Pipeline Disasters Devastate Our Wildlife & Communities
Pipeline spills, leaks, and ruptures are a serious concern across the nation. Between 1995 and 2014 there have been 10,844 pipeline incidents causing 371 fatalities and 1,395 injuries and more than $6.3 billion in property damage, according to the Pipeline and Hazardous Materials Safety Administration. Accident statistics include pipelines transporting oil, gas, natural gas, liquid natural gas, and other hazardous materials. Just one company, Enbridge Energy, has been responsible for 1,100 pipeline spills between 1999 and 2013, according to the company’s own records.
Pipelines through waterways present their own set of challenges. Rivers especially have a penchant for scouring, which can uncover pipelines buried beneath the riverbed and expose them to forces that cause spills and leaks. Oil pipeline spills in waterways can be hard to clean up due to water currents, ice cover, and debris. Oil spills are devastating to fish and wildlife and their habitat. Oil can contaminate the food chain from top to bottom—harming and even killing organisms from algae and plankton to fish, birds, and reptiles. Oil contamination often damages fish and wildlife habitat for decades following a spill.
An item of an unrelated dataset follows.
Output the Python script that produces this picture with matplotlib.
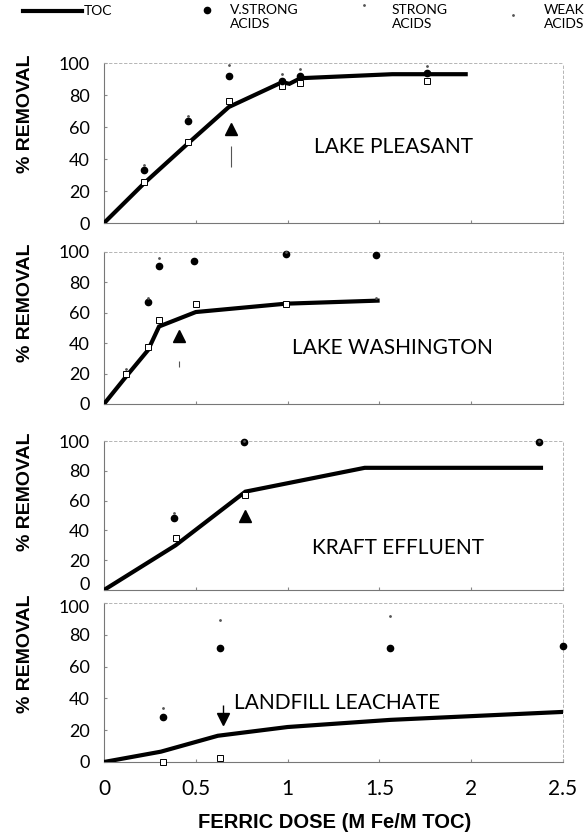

Oil Pipeline Spills National Problem
The vast network of domestic oil pipelines cross inland bodies of water with a width of at least 100 feet (and thus likely navigable) at 5,110 locations in the United States, according to PHMSA. The pipeline safety administration has identified 20 accidents occurring at inland water crossings between 1991 and October 2012, not including the rupture of an oil pipeline under the Yellowstone River in 2015. That 2015 incident, together with a 2011 spill elsewhere in the Yellowstone River, spilled more than 100,000 gallons of oil into a river that supports endangered and threatened species, as well as fishing and rafting.
Significant spills have occurred in rivers and waters across the country, according to the Pipeline and Hazardous Materials Safety Administration, including in California, Iowa, Kansas, Kentucky, Louisiana, Montana, Nebraska, Oklahoma, South Dakota, and Texas.
“The oil pipeline industry’s track record of spills, accidents, and disasters underscore the need for iron-clad protections,” said Shriberg. “The federal government needs to do its job and protect our communities, drinking water, jobs, fish, and wildlife from the next oil spill disaster.”